For this year's ski trip, I would like to write a brief, completely sober blog post. I think I've outgrown alcohol. Or perhaps my body has been scared off for awhile after the infamous New Years Eve incident. In an amusing side-note, when I was cleaning my bathroom last night before moving out, I think that I cut my pinkie on the same shard of plastic that I dug out of my foot; that was my fault for leaving the plastic on my vanity as a souvenir. Stupid!

Anyway, ski trip is fun, although I haven't done anything; I took the last bus up here, played my Nintendo DS/slept most of the way, and then met up with Jane, Joann, Lizzie, and Melissa for a v. late lunch. We went to a candle-making store and made candles, which was really fun. Unfortunately, it didn't involve any candle dipping; instead, you get to cut up various colored blocks of wax and put them into a mold, which is then bonded together with white wax and cooled. It was entertaining to take out aggression with the wax-breaking process while gossiping with my friends...and even better, my candle turned out really well, which pleased me. Dinner was tasty, the 80s cover band that we always bring to the party was as good as ever, and hanging out with the girls plus Jay has been great. Now, though, I'm tired, and looking forward to sleeping in a real, real bed for a night.

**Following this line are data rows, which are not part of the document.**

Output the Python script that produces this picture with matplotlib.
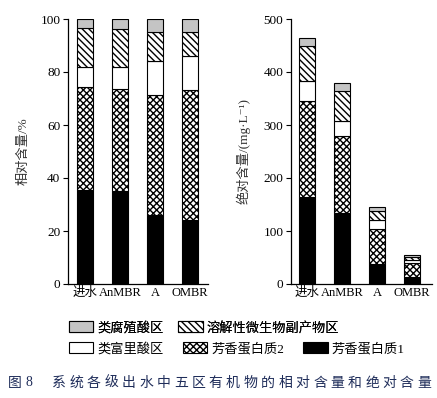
import matplotlib
matplotlib.use('Agg')
import matplotlib.pyplot as plt
from matplotlib.patches import Patch
import numpy as np

plt.rcParams['font.family'] = ['Liberation Serif', 'Noto Sans CJK SC', 'DejaVu Serif']
plt.rcParams['hatch.linewidth'] = 1.0
plt.rcParams['axes.linewidth'] = 0.9

categories = ['进水', 'AnMBR', 'A', 'OMBR']
series_names = ['芳香蛋白质1', '芳香蛋白质2', '类富里酸区', '溶解性微生物副产物区', '类腐殖酸区']

# relative content, %
rel_p1 = [35.3, 35.0, 25.9, 24.2]
rel_p2 = [39.2, 38.5, 45.6, 49.0]
rel_fa = [7.5, 8.2, 12.5, 12.8]
rel_smp = [14.5, 14.5, 11.0, 9.2]
rel_ha = [3.5, 3.8, 5.0, 4.8]

# absolute content, mg/L
abs_p1 = [164, 134, 38, 13]
abs_p2 = [182, 146, 66, 27]
abs_fa = [37, 28, 17, 6]
abs_smp = [66, 56, 17, 5]
abs_ha = [16, 15, 7, 4]

styles = [
    dict(color='black', hatch=None),
    dict(color='white', hatch='xxxxx'),
    dict(color='white', hatch=None),
    dict(color='white', hatch='\\\\\\\\\\'),
    dict(color='#c4c4c4', hatch=None),
]

W, H = 437, 398
fig = plt.figure(figsize=(W / 100, H / 100), dpi=100)
ax1 = fig.add_axes([68 / W, 1 - 284 / H, 140 / W, 265 / H])
ax2 = fig.add_axes([291 / W, 1 - 284 / H, 141 / W, 265 / H])


def stack(ax, layers):
    x = np.arange(len(categories))
    bottom = np.zeros(len(categories))
    for vals, st in zip(layers, styles):
        ax.bar(x, vals, 0.46, bottom=bottom, color=st['color'], hatch=st['hatch'],
               edgecolor='black', linewidth=0.8)
        bottom += np.array(vals)
    ax.set_xticks(x)
    ax.set_xticklabels(categories, fontsize=9)
    ax.tick_params(axis='x', length=0, pad=2)
    ax.tick_params(axis='y', direction='out', length=3.5, width=0.8, labelsize=9.5, pad=2)
    for s in ['top', 'right']:
        ax.spines[s].set_visible(False)


stack(ax1, [rel_p1, rel_p2, rel_fa, rel_smp, rel_ha])
ax1.set_ylim(0, 100)
ax1.set_yticks([0, 20, 40, 60, 80, 100])
ax1.set_xlim(-0.49, 3.51)
ax1.set_ylabel('相对含量/%', fontsize=9.5, labelpad=8, color='#333333')

stack(ax2, [abs_p1, abs_p2, abs_fa, abs_smp, abs_ha])
ax2.set_ylim(0, 500)
ax2.set_yticks([0, 100, 200, 300, 400, 500])
ax2.set_xlim(-0.46, 3.57)
ax2.set_ylabel('绝对含量/(mg·L⁻¹)', fontsize=9.5, labelpad=9, color='#333333')

handles = [Patch(facecolor=st['color'], hatch=st['hatch'], edgecolor='black', linewidth=0.8)
           for st in styles]
legkw = dict(frameon=False, fontsize=9.5, handlelength=1.85, handleheight=0.9,
             handletextpad=0.3, borderpad=0, borderaxespad=0, loc='center left')
leg1 = fig.legend([handles[4], handles[3]], [series_names[4], series_names[3]], ncol=2,
                  columnspacing=1.1, bbox_to_anchor=(69 / W, 1 - 328 / H), **legkw)
leg2 = fig.legend([handles[2], handles[1], handles[0]], [series_names[2], series_names[1], series_names[0]],
                  ncol=3, columnspacing=1.45, bbox_to_anchor=(69 / W, 1 - 349 / H), **legkw)
fig.add_artist(leg1)

# caption with wide letter spacing
cap_color = '#1f2d5a'
fig.text(8 / W, 1 - 383 / H, '图', fontsize=10, color=cap_color, va='center')
fig.text(26 / W, 1 - 383 / H, '8', fontsize=10, color=cap_color, va='center')
caption = '系统各级出水中五区有机物的相对含量和绝对含量'
for i, ch in enumerate(caption):
    fig.text((52 + 17.4 * i) / W, 1 - 383 / H, ch, fontsize=10, color=cap_color, va='center')

fig.savefig('out.png', dpi=100)
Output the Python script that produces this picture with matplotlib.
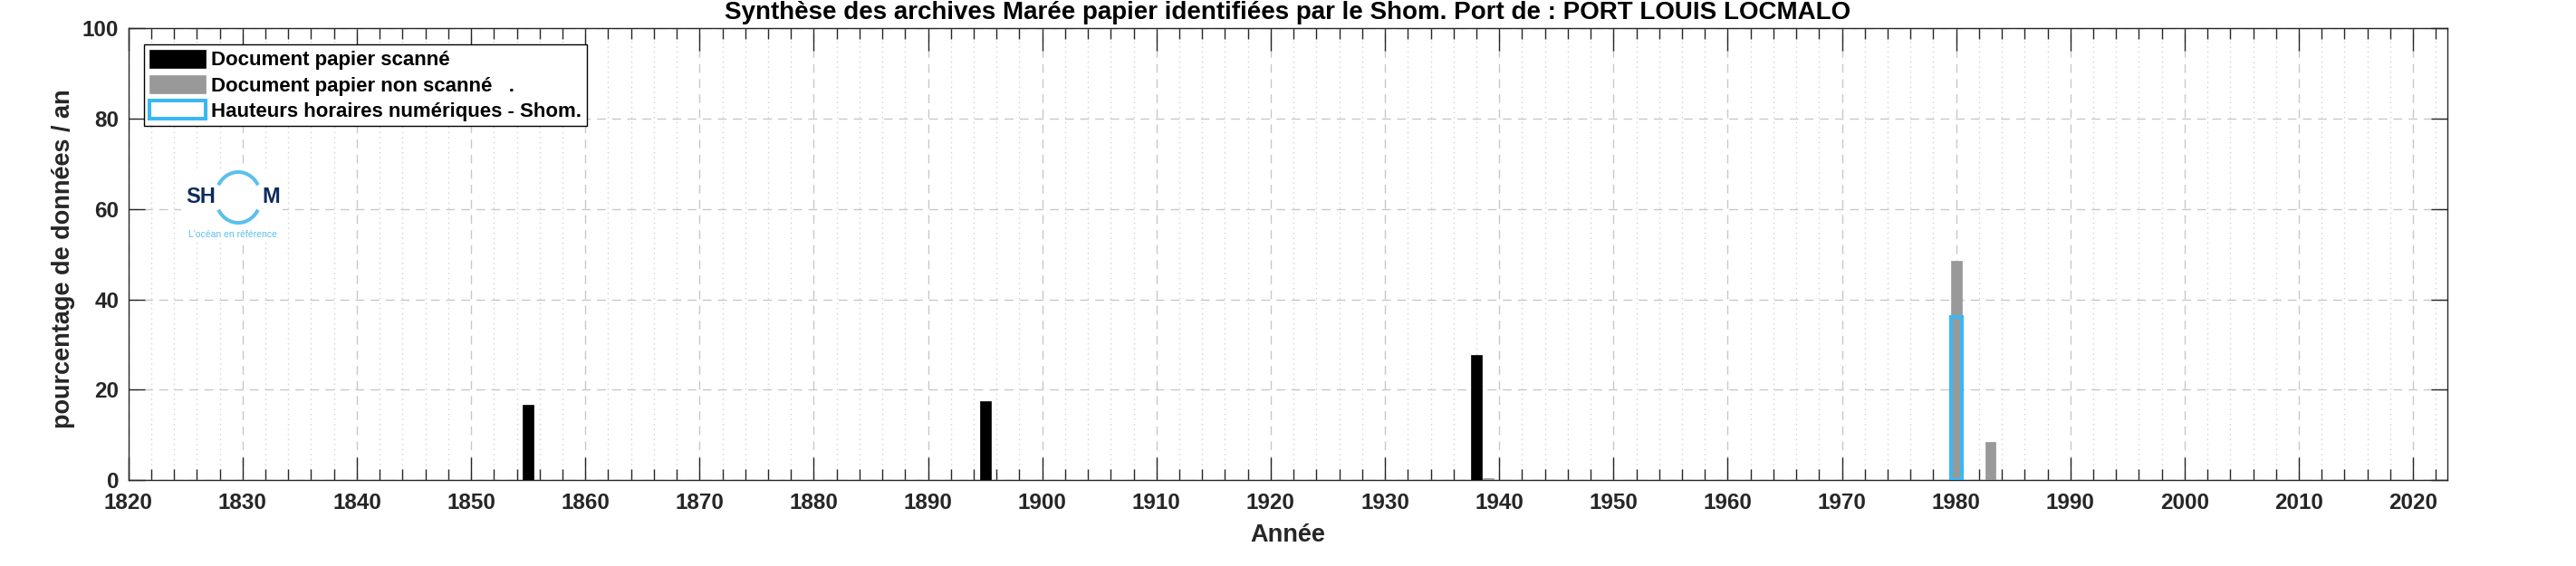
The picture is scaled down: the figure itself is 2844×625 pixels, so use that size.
#!/usr/bin/env python3

import matplotlib
matplotlib.use("Agg")
import matplotlib.pyplot as plt
from matplotlib.patches import Arc
from matplotlib.ticker import MultipleLocator

# data
years_scanned = [1855, 1895, 1938]
pct_scanned = [16.6, 17.5, 27.7]
years_unscanned = [1939, 1980, 1983]
pct_unscanned = [0.4, 48.6, 8.4]
years_numeric = [1980]
pct_numeric = [36.1]

labels = ['Document papier scanné',
          'Document papier non scanné   .',
          'Hauteurs horaires numériques - Shom.']
title = "Synthèse des archives Marée papier identifiées par le Shom. Port de : PORT LOUIS LOCMALO"

plt.rcParams['font.family'] = ['Liberation Sans', 'DejaVu Sans']
plt.rcParams['font.weight'] = 'bold'

W, H = 2844, 625
fig = plt.figure(figsize=(W / 100, H / 100), dpi=100)
ax = fig.add_axes([141.7 / W, 1 - 530 / H, (2702 - 141.7) / W, (530 - 31.3) / H])

ax.set_axisbelow(True)
ax.bar(years_scanned, pct_scanned, width=0.95, color='black', edgecolor='black',
       linewidth=0.5, label=labels[0], zorder=3)
ax.bar(years_unscanned, pct_unscanned, width=0.95, color='#999999', edgecolor='#999999',
       linewidth=0.5, label=labels[1], zorder=3)
ax.bar(years_numeric, pct_numeric, width=0.95, facecolor='none', edgecolor='#3ab8f5',
       linewidth=2.9, label=labels[2], zorder=4)

ax.set_xlim(1820, 2023)
ax.set_ylim(0, 100)
ax.xaxis.set_major_locator(MultipleLocator(10))
ax.xaxis.set_minor_locator(MultipleLocator(2))
ax.yaxis.set_major_locator(MultipleLocator(20))

ax.grid(which='major', axis='both', color='#c8c8c8', linestyle=(0, (7, 5)), linewidth=1.0)
ax.grid(which='minor', axis='x', color='#d2d2d2', linestyle=(0, (1, 3)), linewidth=1.0)

ax.tick_params(axis='both', which='both', direction='in', top=True, right=True,
               colors='#262626', labelsize=17.5)
ax.tick_params(axis='x', which='major', length=18, width=1, pad=10)
ax.tick_params(axis='x', which='minor', length=8.5, width=1)
ax.tick_params(axis='y', which='major', length=13, width=1, pad=7.5)
for lab in ax.get_xticklabels() + ax.get_yticklabels():
    lab.set_fontweight('bold')
for sp in ax.spines.values():
    sp.set_color('#262626')
    sp.set_linewidth(1.0)

ax.set_title(title, fontsize=20, fontweight='bold', color='black', pad=7.5)
ax.set_xlabel('Année', fontsize=19.5, fontweight='bold', color='#262626')
ax.xaxis.set_label_coords(0.5, -0.096)
ax.set_ylabel('pourcentage de données / an', fontsize=19.5, fontweight='bold', color='#262626')
ax.yaxis.set_label_coords(-0.0228, 0.49)

leg = ax.legend(loc='upper left', bbox_to_anchor=((159.3 - 141.7) / 2560.3, (530 - 49.3) / 498.7),
                borderaxespad=0, fontsize=16, handlelength=2.8, handleheight=1.0,
                handletextpad=0.27, labelspacing=0.25, borderpad=0.25,
                fancybox=False, framealpha=1, edgecolor='black')
leg.get_frame().set_linewidth(1.0)
for t in leg.get_texts():
    t.set_fontweight('bold')
    t.set_color('black')

# Shom logo, drawn in pixel units
lx0, lx1, ly0, ly1 = 200, 312, 186, 268
lax = fig.add_axes([lx0 / W, 1 - ly1 / H, (lx1 - lx0) / W, (ly1 - ly0) / H])
lax.set_xlim(lx0, lx1)
lax.set_ylim(ly1, ly0)
lax.set_facecolor('white')
for sp in lax.spines.values():
    sp.set_visible(False)
lax.set_xticks([])
lax.set_yticks([])
logo_blue = '#5bc0eb'
lax.add_patch(Arc((263, 218), 50, 56, theta1=32, theta2=148, color=logo_blue, linewidth=2.9))
lax.add_patch(Arc((263, 218), 50, 56, theta1=212, theta2=328, color=logo_blue, linewidth=2.9))
lax.text(238.5, 218, 'SH', ha='right', va='center', fontsize=17, fontweight='bold',
         color='#0d2b5c')
lax.text(289.5, 218, 'M', ha='left', va='center', fontsize=17, fontweight='bold',
         color='#0d2b5c')
lax.text(257, 259, "L'océan en référence", ha='center', va='center', fontsize=7.5,
         fontweight='normal', color=logo_blue)

fig.savefig('out.png', dpi=100)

I will say, despite my sober status, that friends are still the bombdiggitysss. I love you all :)

2 comments:

Anonymous said...

The Candle Indoors

Some candle clear burns somewhere I come by.
I muse at how its being puts blissful back
With yellowy moisture mild night's blear-all black,
Or to-fro tender trambeams truckle at the eye.
By that window what task what fingers ply,
I plod wondering, a-wanting, just for lack
Of answer the eagerer a-wanting Jessy or Jack
There God to aggrándise, God to glorify.—

Come you indoors, come home; your fading fire
Mend first and vital candle in close heart's vault:
You there are master, do your own desire;
What hinders? Are you beam-blind, yet to a fault
In a neighbour deft-handed? Are you that liar
And, cast by conscience out, spendsavour salt?

Gerard Manley Hopkins

Anonymous said...

In 1884 he became professor of Greek literature at University College Dublin. His Englishness and his disagreement with the Irish politics of the time, as well as his own small stature (5'2"), unprepossessing nature and own personal oddities meant that he was not a particularly effective teacher. This as well as his isolation in Ireland deepened his gloom and his poems of the time, such as I Wake and Feel the Fell of Dark, reflected this; called by Hopkins "terrible sonnets".

After suffering ill health for several years and bouts of diarrhoea, Hopkins died of typhoid fever in 1889 and was buried in Glasnevin Cemetery, Dublin.